おはようございます。
突然ですが、皆さんは「夜と霧」という映画はご覧になったことはありますか?
アウシュビッツ強制収容所が解放された後に内部の様子を撮影した記録映画なのですが、
私は初めて大学の講義でこの映画を観たとき、映像のあまりのインパクトに言葉を失いました。
そして、映画と同タイトルの、アウシュビッツを生き抜いた精神科医ヴィクトール・E・フランクルというひとの著書があるのですが、
ぱらぱらとページをめくっていると、折ってあるところとか、傍線が引いてあるところとか、今でも熱い感動を覚えます。(これもたしか大学生ぐらいの時に読んだな)
少し引用しますね。
もういいかげん、生きることの意味を問うことをやめ、わたしたち自身が問いの前に立っていることを思い知るべきなのだ。生きることは日々、そして時々刻々、問いかけてくる。わたしたちはその問いにに答えを迫られている。考え込んだり、言辞を弄することによってではなく、ひとえに行動によって、適切な態度によって・・・・
(池田香代子訳、みすず書房)
私は必要以上に苦しむことはないと考える人間ですが、では果たして苦しむことはまったくの無意味でしょうか?
また、人の苦しむ権利を奪うことはできるのでしょうか?人の苦しみを否定する権利が私たちにあるのでしょうか?
わたしはこれについてNOを申し上げたい。
フランクルの別の著書「それでも人生にイエスと言う」からまた少し引用しますね。
大きくいって二つの考え方の可能性があると思います。・・・つまりすべては結局まったく無意味だとも十分主張できます。
おなじように、
すべてに大きな意味があるばかりか、そのような全体の意味、そのような意味の全体がもはや捉えきれないほど、「世界は超意味をもつ」としかいえないほど意味があるのだというのも、同じく正当な主張です。

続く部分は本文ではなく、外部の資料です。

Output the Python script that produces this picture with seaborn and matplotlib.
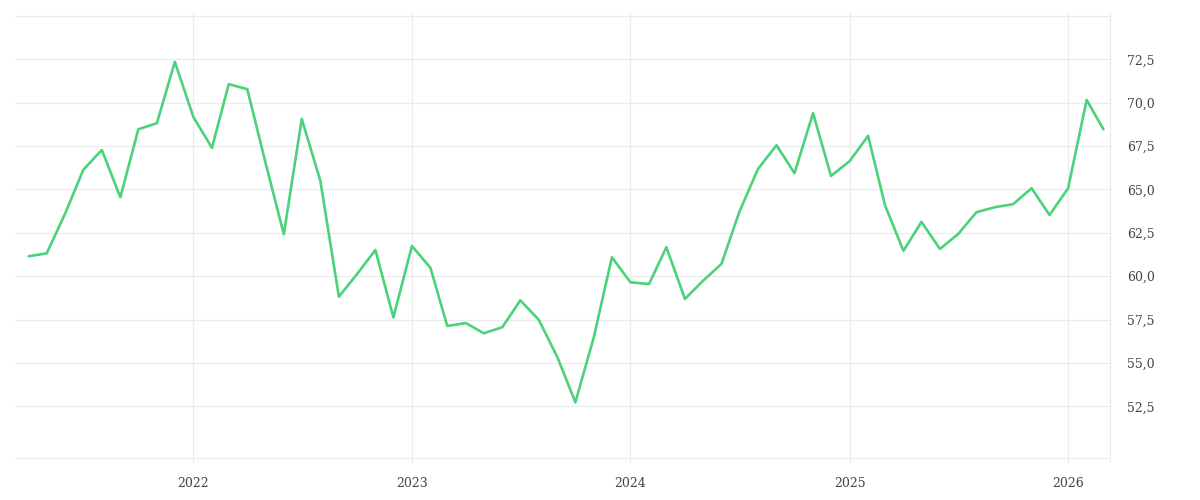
import matplotlib
matplotlib.use("Agg")
import matplotlib.pyplot as plt
import matplotlib.dates as mdates
import matplotlib.ticker as mtick
import numpy as np
import pandas as pd
import seaborn as sns

# ─── Data (monthly) ───────────────────────────────────────────────
START_MONTH = "2021-04-01"
END_MONTH = "2026-03-01"

values = [
    # 2021 (Apr-Dec)
    61.15, 61.32, 63.63, 66.13, 67.28, 64.55, 68.47, 68.82, 72.36,
    # 2022
    69.17, 67.40, 71.07, 70.78, 66.60, 62.42, 69.07, 65.50, 58.82, 60.11, 61.51, 57.63,
    # 2023
    61.74, 60.48, 57.13, 57.30, 56.71, 57.06, 58.61, 57.48, 55.33, 52.73, 56.51, 61.09,
    # 2024
    59.65, 59.55, 61.67, 58.69, 59.73, 60.71, 63.72, 66.18, 67.55, 65.94, 69.40, 65.78,
    # 2025
    66.63, 68.09, 64.11, 61.46, 63.13, 61.57, 62.42, 63.69, 63.98, 64.15, 65.07, 63.53,
    # 2026 (Jan-Mar)
    65.07, 70.16, 68.47,
]

year_ticks = ["2022", "2023", "2024", "2025", "2026"]
y_ticks = [52.5, 55.0, 57.5, 60.0, 62.5, 65.0, 67.5, 70.0, 72.5]

LINE_COLOR = "#4CD27A"
GRID_COLOR = "#EBEBEB"
TEXT_COLOR = "#444444"

df = pd.DataFrame({
    "date": pd.date_range(START_MONTH, END_MONTH, freq="MS"),
    "value": values,
})

# ─── Plot ─────────────────────────────────────────────────────────
sns.set_theme(style="white")
plt.rcParams["font.family"] = ["DejaVu Serif", "DejaVu Sans"]

fig = plt.figure(figsize=(12, 5), dpi=100)
ax = fig.add_axes([0.0125, 0.084, 0.9125, 0.884])

sns.lineplot(data=df, x="date", y="value", color=LINE_COLOR, linewidth=1.9, ax=ax)

x_left, x_right = pd.Timestamp("2021-03-09"), pd.Timestamp("2026-03-12")
ax.set_xlim(x_left, x_right)
ax.set_ylim(49.52, 75.0)

year_dates = [pd.Timestamp(f"{y}-01-01") for y in year_ticks]
ax.set_xticks(year_dates)
ax.xaxis.set_major_formatter(mdates.DateFormatter("%Y"))
ax.set_yticks(y_ticks)
ax.yaxis.set_major_formatter(mtick.FuncFormatter(lambda v, _: f"{v:.1f}".replace(".", ",")))
ax.yaxis.tick_right()

ax.tick_params(axis="x", length=0, pad=14, labelsize=9, colors=TEXT_COLOR)
ax.tick_params(axis="y", length=0, pad=12, labelsize=9, colors=TEXT_COLOR)
for lab in ax.get_yticklabels():
    lab.set_horizontalalignment("left")

# horizontal grid inside the axes, vertical lines run a little past top/bottom
ax.grid(True, axis="y", color=GRID_COLOR, linewidth=0.8)
for d in year_dates + [x_right]:
    ax.axvline(d, ymin=-0.009, ymax=1.009, color=GRID_COLOR, linewidth=0.8,
               clip_on=False, zorder=0)
ax.set_axisbelow(True)
ax.set_xlabel("")
ax.set_ylabel("")

for side in ["top", "bottom"]:
    ax.spines[side].set_visible(True)
    ax.spines[side].set_color(GRID_COLOR)
    ax.spines[side].set_linewidth(0.8)
ax.spines["left"].set_visible(False)
ax.spines["right"].set_visible(False)

fig.savefig("out.png", dpi=100)
plt.close(fig)
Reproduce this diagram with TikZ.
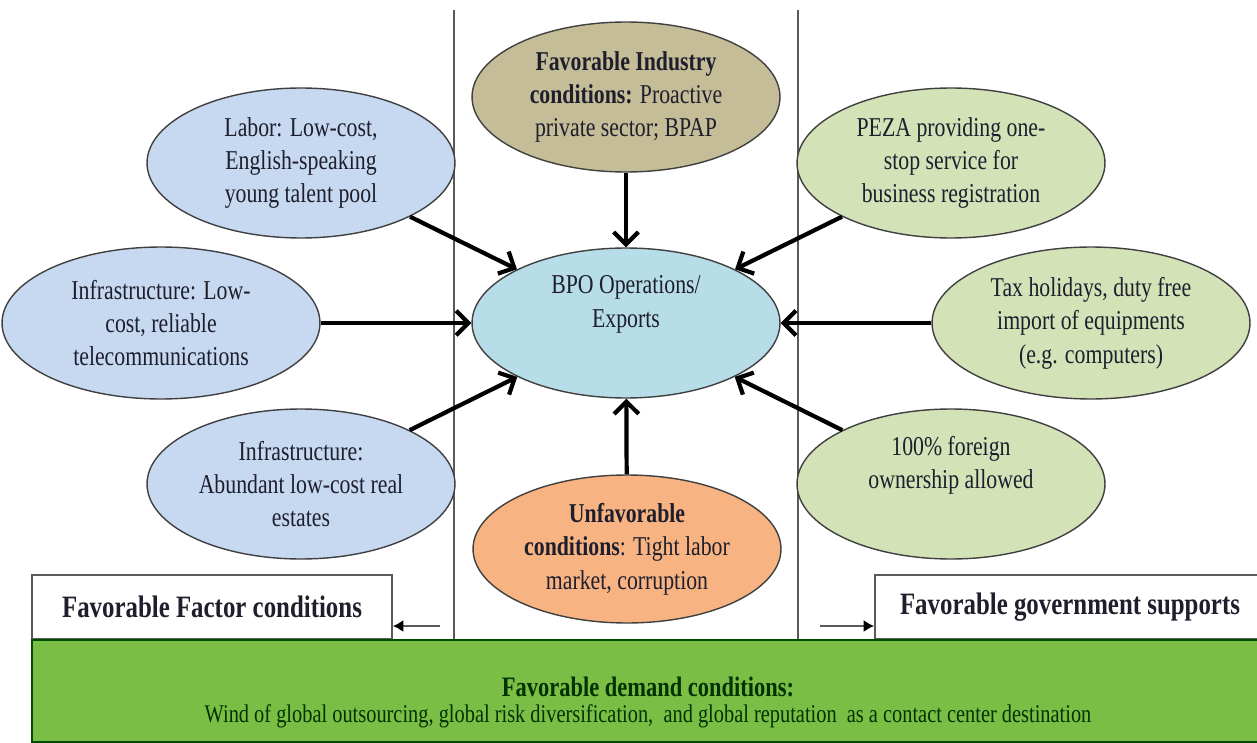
\documentclass[tikz,border=0pt]{standalone}
\usepackage{fontspec}
\setmainfont{Liberation Serif}[FakeStretch=0.8]
\usetikzlibrary{shapes.geometric,arrows.meta}
\definecolor{blueF}{RGB}{198,217,241}
\definecolor{bpoF}{RGB}{183,221,232}
\definecolor{khakiF}{RGB}{196,189,151}
\definecolor{orangeF}{RGB}{247,180,130}
\definecolor{greenF}{RGB}{212,226,184}
\definecolor{demandF}{RGB}{122,190,70}
\definecolor{txt}{RGB}{30,30,45}
\definecolor{sep}{RGB}{90,90,90}
\begin{document}
\begin{tikzpicture}[x=0.02cm,y=-0.02cm,
  ell/.style={ellipse,draw=black!75,line width=0.8pt,inner sep=0pt,align=center,
    font=\fontsize{15.5}{19}\selectfont,text=txt},
  small/.style={ell,minimum width=6.16cm,minimum height=3cm},
  wide/.style={ell,minimum width=6.36cm,minimum height=3.04cm},
  bigarrow/.style={line width=2.4pt,-{Straight Barb[length=7pt,width=14pt]}},
  minarrow/.style={line width=1.3pt,draw=sep,-{Latex[length=6pt,width=7pt,color=black]}},
  boxlab/.style={draw=sep,line width=1pt,fill=white,inner sep=0pt,
    font=\fontsize{17.7}{20}\selectfont\bfseries,text=txt},
  sepline/.style={draw=sep,line width=0.9pt},
  demtxt/.style={inner sep=0pt,text=black!80!green}
  ]
\useasboundingbox (0,0) rectangle (1257,743);
\fill[white] (0,0) rectangle (1257,743);
% separators
\draw[sepline] (454,10) -- (454,640);
\draw[sepline] (798,10) -- (798,640);
% ellipses
\node[small,fill=blueF] (labor) at (301,163) {Labor: Low-cost,\\English-speaking\\young talent pool};
\node[wide,fill=blueF] (infra1) at (161,323) {Infrastructure: Low-\\cost, reliable\\telecommunications};
\node[small,fill=blueF] (infra2) at (301,484) {Infrastructure:\\Abundant low-cost real\\estates};
\node[small,fill=khakiF] (ind) at (626,97) {\textbf{Favorable Industry}\\\textbf{conditions:} Proactive\\private sector; BPAP};
\node[small,fill=bpoF] (bpo) at (626,323) {BPO Operations/\\Exports\\\strut};
\node[small,fill=orangeF,minimum height=2.96cm] (unf) at (627,549) {\textbf{Unfavorable}\\\textbf{conditions}: Tight labor\\market, corruption};
\node[small,fill=greenF] (peza) at (951,163) {PEZA providing one-\\stop service for\\business registration};
\node[wide,fill=greenF] (tax) at (1091,323) {Tax holidays, duty free\\import of equipments\\(e.g. computers)};
\node[small,fill=greenF] (own) at (951,484) {100\% foreign\\ownership allowed\\\strut};
% arrows
\draw[bigarrow] (labor) -- (bpo);
\draw[bigarrow] (infra1) -- (bpo);
\draw[bigarrow] (infra2) -- (bpo);
\draw[bigarrow] (ind) -- (bpo);
\draw[bigarrow] (unf) -- (bpo);
\draw[bigarrow] (peza) -- (bpo);
\draw[bigarrow] (tax) -- (bpo);
\draw[bigarrow] (own) -- (bpo);
% bottom boxes
\node[boxlab,minimum width=7.2cm,minimum height=1.28cm] (fac) at (212,607) {Favorable Factor conditions};
\node[boxlab,minimum width=7.8cm,minimum height=1.28cm] (gov) at (1070,607) {Favorable government supports};
\coordinate (la) at (440,626);
\coordinate (ra) at (820,626);
\draw[minarrow] (la) -- (la -| fac.east);
\draw[minarrow] (ra) -- (ra -| gov.west);
% demand box
\node[draw=black!70!green,line width=1pt,fill=demandF,minimum width=24.7cm,minimum height=2.04cm,inner sep=0pt] (demand) at (649,691) {};
\node[demtxt,font=\fontsize{16}{20}\selectfont\bfseries] (demtitle) at (648,687) {Favorable demand conditions:};
\node[demtxt,font=\fontsize{14.5}{18}\selectfont] (demtext) at (648,716)
  {Wind of global outsourcing, global risk diversification,\ \ and global reputation\ \ as a contact center destination};
\end{tikzpicture}
\end{document}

ただし、おなじく正当というのは、論理的におなじく正当、不当ということです。
(中略)
まったくの無意味か、すべてが有意味かという決断は、論理的に考えると、根拠がない決断です。
(山田邦男・松田美佳訳、春秋社)
論理的には根拠のない可能性とはつまり、
その人の信念をいうのではないでしょうか。
皆さんは、どの可能性を決断しますか?
長くなりましたので、この辺で終わりにしたいと思います。
最後までお付き合いいただきありがとうございました。